◆ Supplied material:
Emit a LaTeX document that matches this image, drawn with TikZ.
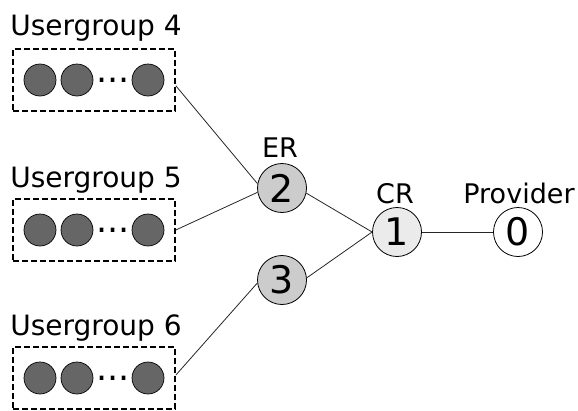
\documentclass[tikz,border=0pt]{standalone}
\usepackage{fontspec}
\setmainfont{DejaVu Sans}
\begin{document}
\begin{tikzpicture}[x=1pt,y=-1pt,
  grpbox/.style={draw, dash pattern=on 6pt off 3pt, line width=1.6pt, minimum width=162pt, minimum height=62pt, inner sep=0pt},
  user/.style={circle, draw, line width=0.7pt, fill=black!60, minimum size=32pt, inner sep=0pt},
  dotsnode/.style={inner sep=0pt, font=\fontsize{35}{40}\selectfont},
  grplabel/.style={anchor=base, inner sep=0pt, font=\fontsize{28}{34}\selectfont},
  rlabel/.style={anchor=base, inner sep=0pt, font=\fontsize{27}{32}\selectfont},
  router/.style={circle, draw, line width=0.8pt, minimum size=49pt, inner sep=0pt, font=\fontsize{38}{44}\selectfont},
  link/.style={line width=0.8pt, draw=black!85}
]
\useasboundingbox (0,0) rectangle (578,410);

% user groups
\foreach \g/\y/\ly in {4/80/35, 5/230/187, 6/378/335}{
  \node[grplabel] (lab\g) at (96,\ly) {Usergroup \g};
  \node[grpbox] (box\g) at (94,\y) {};
  \node[user] (u\g a) at (40,\y) {};
  \node[user] (u\g b) at (77,\y) {};
  \node[user] (u\g c) at (148,\y) {};
  \node[dotsnode] (d\g) at (113,\y) {...};
}

% routers
\node[router, fill=black!20] (n2) at (282,188) {2};
\node[router, fill=black!20] (n3) at (282,280) {3};
\node[router, fill=black!8] (n1) at (397,232) {1};
\node[router, fill=white] (n0) at (518,232) {0};

\node[rlabel] (er) at (280,157) {ER};
\node[rlabel] (cr) at (395,203) {CR};
\node[rlabel] (prov) at (519,203) {Provider};

% links
\draw[link] (box4.-4) -- (n2.170);
\draw[link] (box5.east) -- (n2.190);
\draw[link] (box6.2) -- (n3.187);
\draw[link] (n2.-12) -- (n1.west);
\draw[link] (n3.5) -- (n1.west);
\draw[link] (n1.east) -- (n0.west);
\end{tikzpicture}
\end{document}
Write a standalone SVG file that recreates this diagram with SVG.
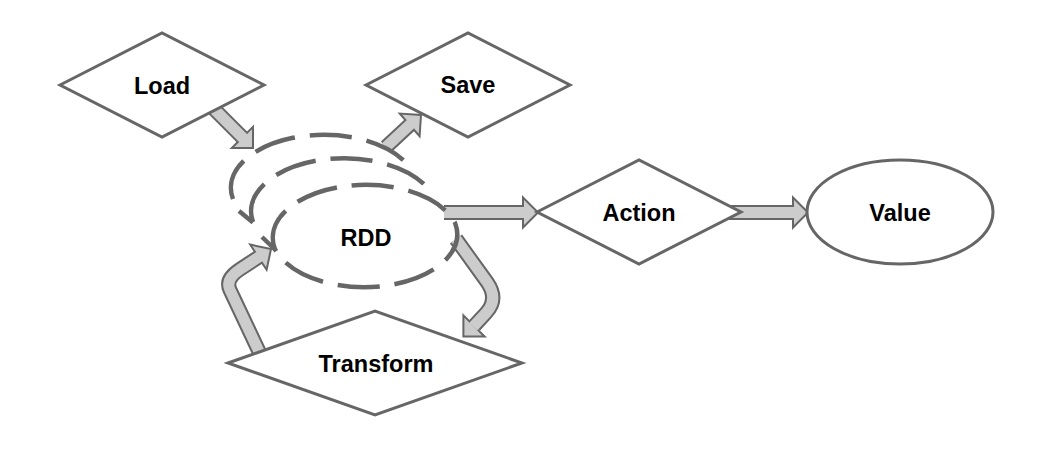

◆ Problem details: Select all lines in the listing above where the word "that" appears, and show them.

◆ Result of this task:
Emit a LaTeX document that matches this image, drawn with TikZ.
Write a standalone SVG file that recreates this diagram with SVG.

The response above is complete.